What do all these geographical factors mean for the vectors of economic cooperation among BRICS? The unprecedented spatial separation means that the intensity of trade among the BRICS economies will be limited by the gravity of distance (in line with the indications of the “gravity model” of international trade — the greater the distance and the smaller the size of the two economies, the less will be the intensity of bilateral trade). But at the same time there is tremendous scope for connectivity projects in view of the size of the BRICS countries and the needs for transportation connectivity in the regions of BRICS presence, most notably with respect to the land-locked countries.

The scope for connectivity projects for BRICS economies may be magnified to the scale of the landmass of the developing world via the BRICS+ platform uniting Africa, Latin America as well as Asia. This BRICS+ platform represents a formidable land mass that is significantly less connected via transportation compared to the part of territory occupied by the developed world. If in the case of BRICS+ the total land mass is nearly 100 million squared kilometers, in the case of the developed economies this is around a third of the land mass of the BRICS+ countries.

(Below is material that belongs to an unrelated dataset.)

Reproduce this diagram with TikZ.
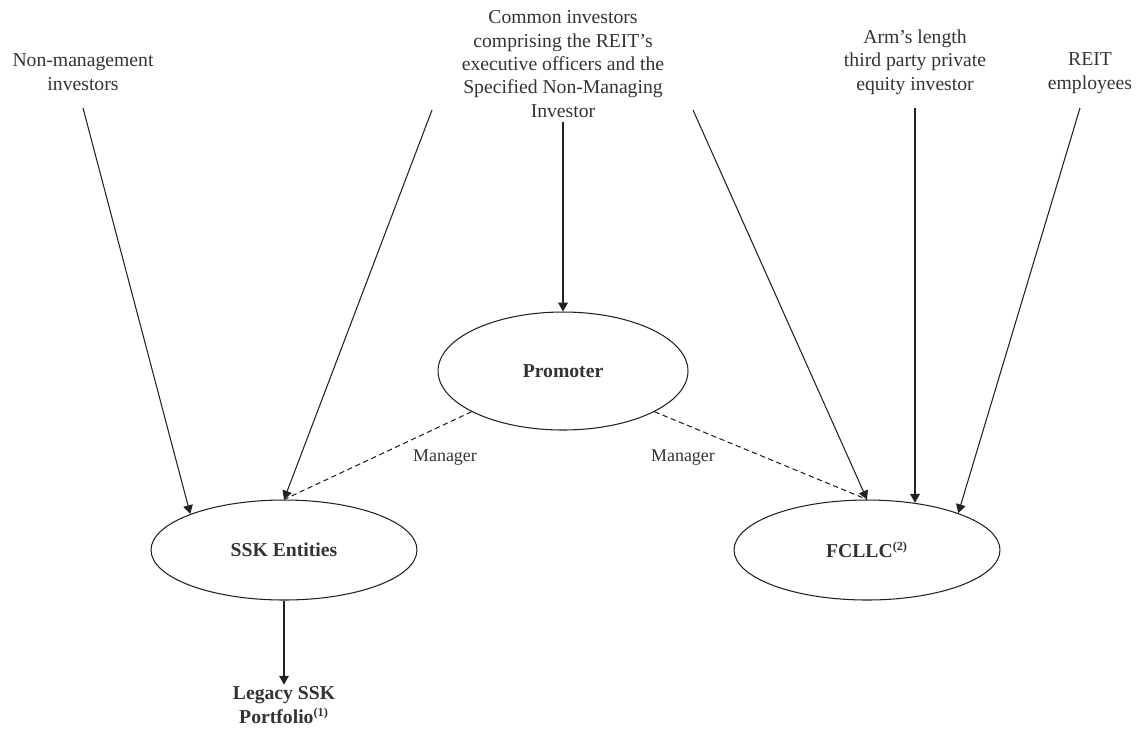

Harnessing continental distance for the developing economies may be the single most important mission for BRICS and the New Development Bank (NDB) in the coming decades. The BRICS+ framework offers a platform to scale up investment cooperation through bringing on board the regional development institutions in which BRICS countries are members. Accordingly, regional development banks, regional financing organizations together with NDB can act in concert in advancing sustainable development and connectivity across the Global South.

In sum, the two dimensions of BRICS geography, namely the intra-continental and the inter-continental expanses of the developing world, determine the pathways for future BRICS cooperation. The enormous intra-continental distances for BRICS can become an asset and an opportunity-set for advancing South-South cooperation through connectivity projects. At the same time, the scale of inter-continental divides points to the need to advance towards a Global South FTA, a project that is increasingly expedient given the rising tide of protectionism in the world economy.